Было это в тридцать третьем году, когда в Советском Союзе существовало много кукольных театров, когда многие фамилии работников этих театров – и москвичей Ефимовых, и ленинградца Деммени – были известны и знамениты, но первым кукольником, получившим звание заслуженного артиста, был Иван Афиногенович Зайцев, последний из могикан народного балагана.
Его заслуги перед народом измерены тысячами километров переулков и улиц, шоссейных и проселочных дорог, которые он исходил со своей ширмой и шарманкой по ярмаркам России – из Москвы в Ярославль, из Ярославля в Нижний. Они измерены смехом и радостью зрителей – рабочих, мастеровых, крестьян. Они измерены честностью и абсолютной искренностью его работы.
Я видел выписку из книги, регистрирующей умерших, похороненных на одном из кладбищ Чехословакии. Там написано: «Матей Копецкий. Нищий».
Копецкий, так же как и Зайцев, исколесил по дорогам своей страны тысячи километров, показывая Кашпарека (чешского Петрушку) и марионеток. Теперь на его могиле установлен памятник. Народ Чехословакии знает и любит театр кукол и чтит имя Копецкого, но Матей Копецкий умер нищим.
Вот таким же нищим умер бы и Зайцев. Досоветская Россия могла смотреть балет «Петрушка» и стилизовать «под балаган» декоративную живопись или программы артистических кафе, но живые представители народного балагана умирали нищими.
В том, что последний из них, доживший до новой, Советской России, умер носителем такого же почетного звания, которым гордятся и оперные и драматические актеры, есть что-то очень знаменательное, прекрасное и новое по самому своему смыслу.

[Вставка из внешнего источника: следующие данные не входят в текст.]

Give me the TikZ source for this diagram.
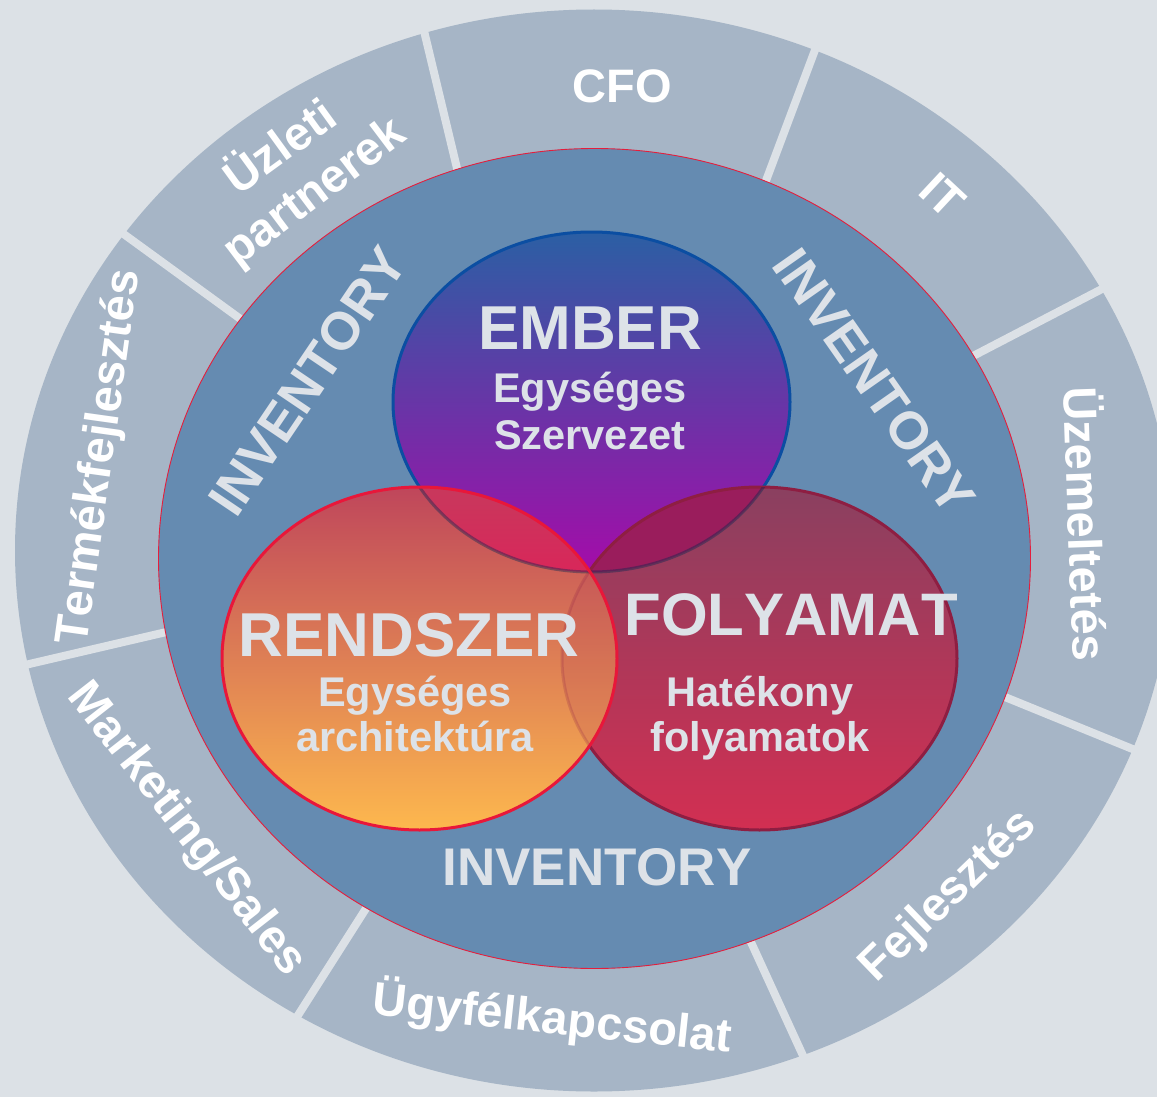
\documentclass[tikz,border=0pt]{standalone}
\usepackage{fontspec}
\setmainfont{Liberation Sans}[Kerning=Off]
\usetikzlibrary{calc}
\definecolor{bg}{HTML}{DCE1E6}
\definecolor{ringc}{HTML}{A6B5C6}
\definecolor{innerc}{HTML}{658BB1}
\definecolor{innerred}{HTML}{E41E3C}
\definecolor{txtlight}{HTML}{DDE2E8}
\definecolor{embTop}{HTML}{2B5FA4}
\definecolor{embMid}{HTML}{6E47A4}
\definecolor{embBot}{HTML}{A40CA9}
\definecolor{embBorder}{HTML}{0B4EA2}
\definecolor{folTop}{HTML}{8A4060}
\definecolor{folMid}{HTML}{AE3759}
\definecolor{folBot}{HTML}{D22F52}
\definecolor{folBorder}{HTML}{8E1E42}
\definecolor{renTop}{HTML}{BF465B}
\definecolor{renMid}{HTML}{E28A53}
\definecolor{renBot}{HTML}{FDB84E}
\definecolor{renBorder}{HTML}{E8173A}
\definecolor{ovEF}{HTML}{9A1D5C}
\definecolor{ovERtop}{HTML}{C8385C}
\definecolor{ovERbot}{HTML}{D9265A}
\begin{document}
\begin{tikzpicture}[x=1pt,y=-1pt,
  lbl/.style={text=white, font=\bfseries\fontsize{47}{56}\selectfont, inner sep=0pt, text height=33.7pt, text depth=0pt},
  inv/.style={text=txtlight, font=\bfseries\fontsize{53}{60}\selectfont, inner sep=0pt, text height=38pt, text depth=0pt},
  big/.style={text=txtlight, font=\bfseries\fontsize{62}{70}\selectfont, inner sep=0pt, text height=44.4pt, text depth=0pt},
  bigf/.style={text=txtlight, font=\bfseries\fontsize{60}{68}\selectfont, inner sep=0pt, text height=43pt, text depth=0pt},
  sub/.style={text=txtlight, font=\bfseries\fontsize{41.5}{48}\selectfont, inner sep=0pt, text height=29.7pt, text depth=0pt},
  gap/.style={draw=bg, line width=8pt},
  faintemb/.style={draw=embBorder!50!black, draw opacity=0.4, line width=3pt},
]
\useasboundingbox (0,0) rectangle (1157,1097);
\fill[bg] (0,0) rectangle (1157,1097);
% outer ring
\fill[ringc] (594,550.5) ellipse [x radius=579pt, y radius=541pt];
% separators
\foreach \a/\b/\c/\d in {455/160/425/35, 770/170/815/50, 975/355/1100/290, 1000/695/1135/750, 750/940/805/1060, 365/910/295/1020, 175/630/25/665, 235/315/125/235}
  \draw[gap] ($(\a,\b)!-0.3!(\c,\d)$) -- ($(\a,\b)!1.4!(\c,\d)$);
% inner circle
\path[fill=innerc, draw=innerred, line width=0.9pt] (594.5,558.5) ellipse [x radius=436pt, y radius=410pt];
% EMBER
\shade[top color=embTop, middle color=embMid, bottom color=embBot] (591.5,402) ellipse [x radius=198.5pt, y radius=170pt];
\draw[embBorder, line width=3pt] (591.5,402) ellipse [x radius=198.5pt, y radius=170pt];
% FOLYAMAT
\shade[top color=folTop, middle color=folMid, bottom color=folBot] (759.5,658.5) ellipse [x radius=197.5pt, y radius=171.5pt];
\begin{scope}
  \clip (591.5,402) ellipse [x radius=198.5pt, y radius=170pt];
  \fill[ovEF] (759.5,658.5) ellipse [x radius=197.5pt, y radius=171.5pt];
\end{scope}
\draw[folBorder, line width=3pt] (759.5,658.5) ellipse [x radius=197.5pt, y radius=171.5pt];
\begin{scope}
  \clip (759.5,658.5) ellipse [x radius=197.5pt, y radius=171.5pt];
  \draw[faintemb] (591.5,402) ellipse [x radius=198.5pt, y radius=170pt];
\end{scope}
% RENDSZER
\shade[top color=renTop, middle color=renMid, bottom color=renBot] (419.5,658.5) ellipse [x radius=197.5pt, y radius=171.5pt];
\begin{scope}
  \clip (591.5,402) ellipse [x radius=198.5pt, y radius=170pt];
  \clip (419.5,658.5) ellipse [x radius=197.5pt, y radius=171.5pt];
  \shade[top color=ovERtop, bottom color=ovERbot] (380,487) rectangle (640,575);
\end{scope}
\begin{scope}
  \clip (419.5,658.5) ellipse [x radius=197.5pt, y radius=171.5pt];
  \fill[folMid, fill opacity=0.18] (759.5,658.5) ellipse [x radius=197.5pt, y radius=171.5pt];
  \draw[folBorder, draw opacity=0.22, line width=3pt] (759.5,658.5) ellipse [x radius=197.5pt, y radius=171.5pt];
  \draw[faintemb] (591.5,402) ellipse [x radius=198.5pt, y radius=170pt];
\end{scope}
\draw[renBorder, line width=3pt] (419.5,658.5) ellipse [x radius=197.5pt, y radius=171.5pt];
% Venn texts
\node[big] (ember) at (590,327) {EMBER};
\node[sub] (emb1) at (590,388) {Egységes};
\node[sub] (emb2) at (590,435) {Szervezet};
\node[big] (rendszer) at (409,634) {RENDSZER};
\node[sub] (ren1) at (415,692) {Egységes};
\node[sub] (ren2) at (415,737) {architektúra};
\node[bigf] (folyamat) at (791,614) {FOLYAMAT};
\node[sub] (fol1) at (760,692) {Hatékony};
\node[sub] (fol2) at (760,737) {folyamatok};
% inventory
\node[inv] (invB) at (597,866) {INVENTORY};
\node[inv, rotate=56] (invL) at (307,381) {INVENTORY};
\node[inv, rotate=-55] (invR) at (875,381) {INVENTORY};
% outer labels
\node[lbl] (cfo) at (622,86) {CFO};
\node[lbl, rotate=-43] (it) at (943,195) {IT};
\node[lbl, rotate=-88] (uzem) at (1085,524) {Üzemeltetés};
\node[lbl, rotate=44] (fejl) at (946,893) {Fejlesztés};
\node[lbl, rotate=-6] (ugyf) at (553,1017) {Ügyfélkapcsolat};
\node[lbl, rotate=-52] (mark) at (190,827) {Marketing/Sales};
\node[lbl, rotate=82] (term) at (96,457) {Termékfejlesztés};
\node[lbl, rotate=36] (uzl1) at (279,146) {Üzleti};
\node[lbl, rotate=37] (uzl2) at (313,190) {partnerek};
\end{tikzpicture}
\end{document}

В музее нашего театра Зайцеву отведено почетное место. Висят стеклярусные убранства его балагана, его «петрушки» и марионетки, нехитрые атрибуты фокусов, старая заслуженная шарманка, большой бронзовый медальон с барельефным профилем Зайцева, отчеканенный одним из лучших скульпторов страны – Иваном Семеновичем Ефимовым, и большой портрет, написанный Ниной Яковлевной Симанович-Ефимовой.
Глава девятая
Домашняя самодеятельность
И все-таки, несмотря на стыд от провала, я не перестал увлекаться куклами. По-видимому, они поселились в моей душе так прочно, что их нелегко было оттуда выбить. Без каких-либо практических целей, тщеславия или заработка я продолжал дурачиться с куклами, забавляя ими себя и других.
В оставшейся у меня от «Необыкновенной ночи» ширме я сделал внутренние карманы, куда можно было укладывать кукол. Ширма в сложенном виде была совсем не громоздкой и легкой. С ней можно было сравнительно легко передвигаться и даже садиться в трамвай. Это сразу расширило круг моих зрителей, так как я мог поехать в гости, захватив с собой ширму.
Всякие хозяева, созывая гостей, любят, чтобы среди приглашенных был хотя бы один, который может «развлечь общество». Все равно чем. Игрой на рояле, пением под гитару, рассказыванием анекдотов или хотя бы умением показывать карточные фокусы. Вероятно, поэтому профессиональные пианисты, певцы, драматические актеры всегда побаиваются ходить в гости в не очень знакомые дома. Боятся, что присутствующие непременно будут упрашивать: «Сыграйте нам, пожалуйста, что-нибудь! Ну, хоть рапсодию Листа!»
Я не был профессиональным концертантом. Кукол своей профессией не считал, и просьбы показать кукол меня совсем не обижали. Наоборот, мне нравилось показывать кукол. Раньше я делал это без ширмы, высовывая кукол из-за стула или стола, а теперь, с ширмой, показывать было интереснее и удобнее.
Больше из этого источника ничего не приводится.